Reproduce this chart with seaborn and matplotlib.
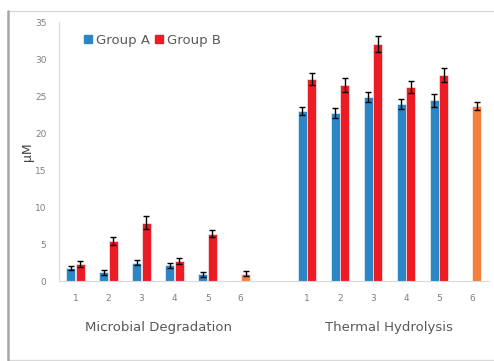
import numpy as np
import pandas as pd
import matplotlib
matplotlib.use("Agg")
import matplotlib.pyplot as plt
from matplotlib.lines import Line2D
import seaborn as sns

# Values
runs = ["1", "2", "3", "4", "5", "6"]
microbial_a = [1.8, 1.2, 2.5, 2.1, 0.9]
microbial_a_err = [0.25, 0.35, 0.4, 0.3, 0.35]
microbial_b = [2.3, 5.4, 7.9, 2.7, 6.4, 1.0]
microbial_b_err = [0.45, 0.55, 0.9, 0.45, 0.5, 0.3]
thermal_a = [23.0, 22.7, 24.9, 23.9, 24.4]
thermal_a_err = [0.5, 0.65, 0.7, 0.7, 0.9]
thermal_b = [27.3, 26.5, 32.0, 26.2, 27.9, 23.7]
thermal_b_err = [0.85, 1.0, 1.05, 0.85, 0.95, 0.55]

blue = "#2C86C5"
red = "#EC1C24"
orange = "#F4823C"
grey_text = "#7F7F7F"

rows = []
for prefix, a, aerr, b, berr in [("M", microbial_a, microbial_a_err, microbial_b, microbial_b_err),
                                  ("T", thermal_a, thermal_a_err, thermal_b, thermal_b_err)]:
    for i, r in enumerate(runs):
        if i < len(a):
            rows.append({"slot": prefix + r, "series": "Group A", "value": a[i], "err": aerr[i]})
        rows.append({"slot": prefix + r, "series": "Group B", "value": b[i], "err": berr[i]})
df = pd.DataFrame(rows)

order = ["M" + r for r in runs] + ["gap"] + ["T" + r for r in runs]

sns.set_style("white")
fig = plt.figure(figsize=(4.94, 3.61), dpi=100)
ax = fig.add_axes([0.1194, 0.2216, 0.8696, 0.7174])

sns.barplot(data=df, x="slot", y="value", hue="series", order=order,
            hue_order=["Group A", "Group B"], palette=[blue, red],
            saturation=1, width=0.58, gap=0.06, errorbar=None,
            edgecolor="white", linewidth=0.4, ax=ax)

# error bars, plus orange colour for run 6
for container, series in zip(ax.containers, ["Group A", "Group B"]):
    sub = df[df["series"] == series].set_index("slot")
    present = [s for s in order if s in sub.index]
    bars = [p for p in container.patches
            if not np.isnan(p.get_height()) and p.get_height() > 0]
    xs = [b.get_x() + b.get_width() / 2 for b in bars]
    ys = [b.get_height() for b in bars]
    es = [sub.loc[s, "err"] for s in present]
    ax.errorbar(xs, ys, yerr=es, fmt="none", ecolor="black",
                elinewidth=1.0, capsize=2.5, capthick=1.0, zorder=5)
    if series == "Group B":
        for bar, s in zip(bars, present):
            if s.endswith("6"):
                bar.set_facecolor(orange)

ax.set_ylim(0, 35)
ax.set_yticks(range(0, 36, 5))
ax.set_xlim(-0.5, len(order) - 0.5)
ax.set_xticks(range(len(order)))
ax.set_xticklabels(runs + [""] + runs)
ax.tick_params(axis="both", length=0, labelsize=6.5, labelcolor=grey_text)
ax.tick_params(axis="x", pad=9)
ax.tick_params(axis="y", pad=9)
ax.set_xlabel("")
ax.set_ylabel("μM", fontsize=9, color="#404040", labelpad=1)

for side in ["top", "right"]:
    ax.spines[side].set_visible(False)
ax.spines["left"].set_color("#D9D9D9")
ax.spines["bottom"].set_color("#D9D9D9")
ax.spines["left"].set_linewidth(0.8)
ax.spines["bottom"].set_linewidth(0.8)

trans = ax.get_xaxis_transform()
ax.text(2.5, -0.178, "Microbial Degradation", transform=trans, ha="center",
        va="center", fontsize=9.5, color="#595959")
ax.text(9.5, -0.178, "Thermal Hydrolysis", transform=trans, ha="center",
        va="center", fontsize=9.5, color="#595959")

handles = [plt.Rectangle((0, 0), 1, 1, color=blue), plt.Rectangle((0, 0), 1, 1, color=red)]
ax.legend(handles, ["Group A", "Group B"], ncol=2, frameon=False,
          loc="upper left", bbox_to_anchor=(0.03, 1.0), fontsize=9.5,
          handlelength=0.6, handleheight=0.6, handletextpad=0.3,
          columnspacing=0.4, labelcolor="#595959")

# outer frame
fig.add_artist(Line2D([8 / 494, 1], [1 - 10.5 / 361] * 2, color="#D9D9D9", lw=1.0))
fig.add_artist(Line2D([8 / 494, 1], [1 - 359.5 / 361] * 2, color="#D9D9D9", lw=1.0))
fig.add_artist(Line2D([8 / 494] * 2, [1 - 10.5 / 361, 1 - 359.5 / 361], color="#A6A6A6", lw=1.8))

fig.savefig("out.png", dpi=100)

**********

• [Task to complete]
Whichever lines contain the string "seaborn", select and copy them.

• [Worked answer]
Reproduce this chart with seaborn and matplotlib.
import seaborn as sns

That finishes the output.